A Microsoft development executive has said that Windows 10 will be the "last version" of the desktop software.
At Microsoft's Ignite conference speech earlier this week Jerry Nixon revealed the software giant would no longer produce the updated stand-alone versions of the programme.
Microsoft confirmed his claims saying Windows would be updated in an "ongoing manner" in the future with regular instalments.
A statement said: "Windows will be delivered as a service bringing new innovations and updates in an ongoing manner."
The company said it had yet to decide on what to call the operating system beyond Windows 10.
Steve Kleynhans, a research vice-president at analyst firm Gartner who monitors Microsoft warned in an effort to break with tradition, said: "There will be no Windows 11."
The successive stand-alone versions of the operating system created problems for Microsoft and its customers, prompting the decision.
"Every three years or so Microsoft would sit down and create 'the next great OS'," explained Kleynhans. The developers would be locked away and out would pop a product based on what the world wanted three years ago."
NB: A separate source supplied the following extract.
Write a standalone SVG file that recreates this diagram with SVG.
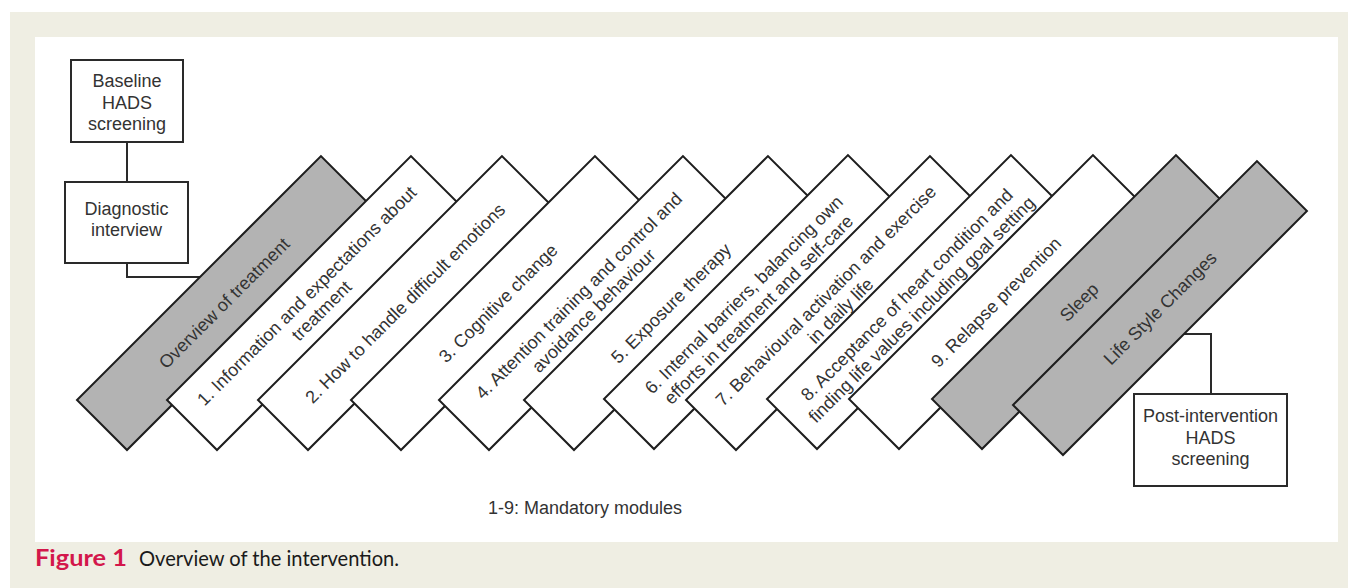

Microsoft also had to spend vast amounts of money on marketing to convince consumers that each new version was an improvement on the last.
Kleynhans added that most of the revenue generated by Windows for Microsoft came from sales of new PCs and this was unlikely to be affected by the change.
"Overall, this is a positive step, but it does have some risks," he said. "Microsoft will have to work hard to keep generating updates and new features. It doesn't mean that Windows is frozen and will never move forward again," Kleynhans told the BBC. "Indeed we are about to see the opposite, with the speed of Windows updates shifting into high gear."
Microsoft is now considering how they would provide support to customers as they adapt to the new approach to Windows.